La elección del sucesor de Benedicto XVI se dilucida entre conservadores poco inclinados a las reformas profundas y conservadores dispuestos a hacer de la necesidad virtud, acometer cambios estructurales y rescatar así a la institución del descrédito aunque sea a costa de dejar algunos pelos en la gatera. Cuantos han entrado en la Capilla Sixtina con esta convicción pretenden sanear la arquitectura jerárquica de la institución, controlada por una curia inclinada a parchear los escándalos con el silencio; pretenden aclarar las cuentas y acabar con el clima conspiratorio y los cuervos que revolotean por la plaza de San Pedro y aledaños. Temen los cambios como cualquier conservador que se precie, pero son conscientes de que no es posible seguir como hasta ahora, con la Iglesia en las páginas de sucesos un día, sí y otro, también.

Esa es la misión que los conservadores reformistas asignarán al próximo Papa. Sin largar velas en el proceloso mar de la revisión del dogma, que implica participar en el debate de los valores de la posmodernidad, tenido como relativismo moral por el Papa saliente. No hay en el cónclave un solo cardenal de quien se sepa que aspira a esta otra reforma, que no es funcional, sino doctrinal. Pero acaso la reforma funcional que se presume como tarea inmediata sea imposible sin la otra, aunque en las tipologías de posibles papables que se manejan se habla casi en exclusiva de transparencia, pederastia y luchas de poder.
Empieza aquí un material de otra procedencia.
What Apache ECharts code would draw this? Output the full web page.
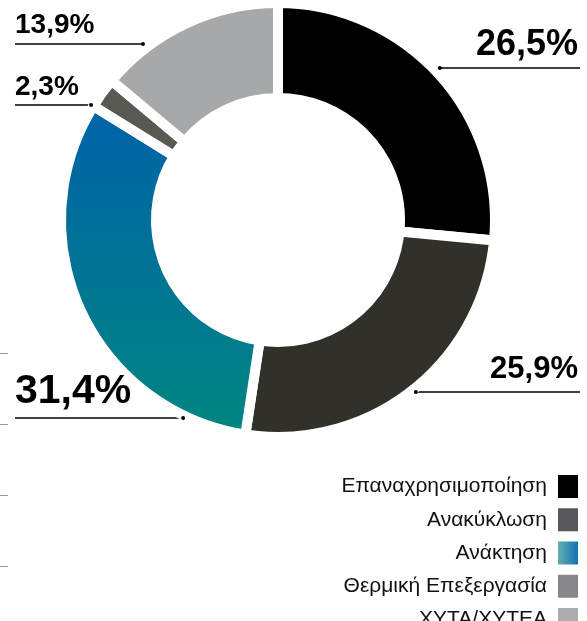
<!DOCTYPE html>
<html>
<head>
<meta charset="utf-8">
<script src="https://cdn.jsdelivr.net/npm/echarts@6/dist/echarts.min.js"></script>
<style>
  html, body { margin: 0; padding: 0; background: #fff; }
  #chart { width: 587px; height: 621px; }
</style>
</head>
<body>
<div id="chart"></div>
<script>
// δεδομένα
const categories = ["Επαναχρησιμοποίηση", "Ανακύκλωση", "Ανάκτηση", "Θερμική Επεξεργασία", "ΧΥΤΑ/ΧΥΤΕΑ"];
const shares = [26.5, 25.9, 31.4, 2.3, 13.9];

// χρώματα τομέων και υπομνήματος
const blueTeal = new echarts.graphic.LinearGradient(0, 0, 0, 1, [
  { offset: 0, color: "#0062a9" },
  { offset: 1, color: "#008680" }
]);
const tealBlue = new echarts.graphic.LinearGradient(0, 0, 1, 0, [
  { offset: 0, color: "#6cb4b1" },
  { offset: 1, color: "#0a6db3" }
]);
const sliceColors = ["#000000", "#32302b", blueTeal, "#5a5853", "#a7a8aa"];
const legendColors = ["#000000", "#58585a", tealBlue, "#878789", "#adadaf"];

// θέση ετικετών: γωνία/ακτίνα της τελείας, πλευρά, μέγεθος γραμματοσειράς
const CX = 278, CY = 220;
const anchors = [
  { deg: 46.8, r: 222, side: "right", size: 36, lift: 23 },
  { deg: 141.3, r: 220.5, side: "right", size: 31, lift: 23 },
  { deg: 205.6, r: 219.6, side: "left", size: 41, lift: 26 },
  { deg: 301.6, r: 219.5, side: "left", size: 28, lift: 18 },
  { deg: 322.5, r: 221.8, side: "left", size: 28, lift: 19 }
];

function polarPx(r, deg) {
  const a = (deg * Math.PI) / 180;
  return [CX + r * Math.sin(a), CY - r * Math.cos(a)];
}

const chart = echarts.init(document.getElementById("chart"), null, { renderer: "canvas" });

const option = {
  animation: false,
  backgroundColor: "#fff",
  legend: {
    orient: "vertical",
    right: 7,
    top: 473,
    height: 200,
    padding: 0,
    align: "right",
    icon: "rect",
    itemWidth: 22,
    itemHeight: 25,
    itemGap: 6.25,
    selectedMode: false,
    textStyle: {
      fontFamily: "Liberation Sans, Arial, sans-serif",
      fontSize: 21,
      color: "#111",
      padding: [0, 5, 0, 0]
    },
    data: categories.map((n, i) => ({ name: n, itemStyle: { color: legendColors[i] } }))
  },
  // μικρές γραμμές στο αριστερό άκρο
  grid: { left: 0, top: 353, height: 213, width: 10 },
  xAxis: { type: "value", show: false },
  yAxis: {
    type: "value",
    min: 0,
    max: 3,
    interval: 1,
    axisLine: { show: false },
    axisLabel: { show: false },
    splitLine: { show: false },
    axisTick: { show: true, inside: true, length: 8, lineStyle: { color: "#9a9a9a", width: 1 } }
  },
  polar: { center: [CX, CY], radius: 212 },
  angleAxis: { type: "value", min: 0, max: 360, startAngle: 90, clockwise: true, show: false },
  radiusAxis: { type: "value", min: 0, max: 212, show: false },
  series: [
    {
      type: "pie",
      center: [CX, CY],
      radius: [122, 217],
      startAngle: 90,
      clockwise: true,
      avoidLabelOverlap: false,
      silent: true,
      z: 1,
      itemStyle: { borderColor: "#fff", borderWidth: 10 },
      label: {
        show: true,
        formatter: (p) => p.value.toFixed(1).replace(".", ",") + "%",
        fontFamily: "Liberation Sans, Arial, sans-serif",
        fontWeight: "bold",
        color: "#000"
      },
      labelLine: { show: true, lineStyle: { color: "#000", width: 1.5 } },
      labelLayout: function (params) {
        const a = anchors[params.dataIndex];
        const [dx, dy] = polarPx(a.r, a.deg);
        const ex = a.side === "right" ? 580 : 15;
        return {
          x: a.side === "right" ? 578 : 15,
          y: dy - a.lift,
          align: a.side,
          verticalAlign: "middle",
          fontSize: a.size,
          labelLinePoints: [[dx, dy], [dx, dy], [ex, dy]]
        };
      },
      data: categories.map((n, i) => ({
        name: n,
        value: shares[i],
        itemStyle: { color: sliceColors[i] }
      }))
    },
    {
      // τελείες στην άκρη των γραμμών
      type: "scatter",
      coordinateSystem: "polar",
      polarIndex: 0,
      clip: false,
      symbol: "circle",
      symbolSize: 4,
      silent: true,
      z: 10,
      itemStyle: { color: "#000", opacity: 1 },
      data: anchors.map((a) => [a.r, a.deg])
    }
  ]
};

chart.setOption(option);
</script>
</body>
</html>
En cambio, una parte significativa de la grey católica que asiste a una sucesión de situaciones escandalosas se pregunta si cabe aplazar una revisión del legado moral (divorcio, aborto, homosexualidad, eutanasia) en un mundo cambiante. Pero ni siquiera los cardenales estadounidenses que aparecen en las quinielas se refieren a esa otra reforma que es inabordable por un cardenalato dispuesto solo a elegir entre diferentes modalidades de conservadurismo.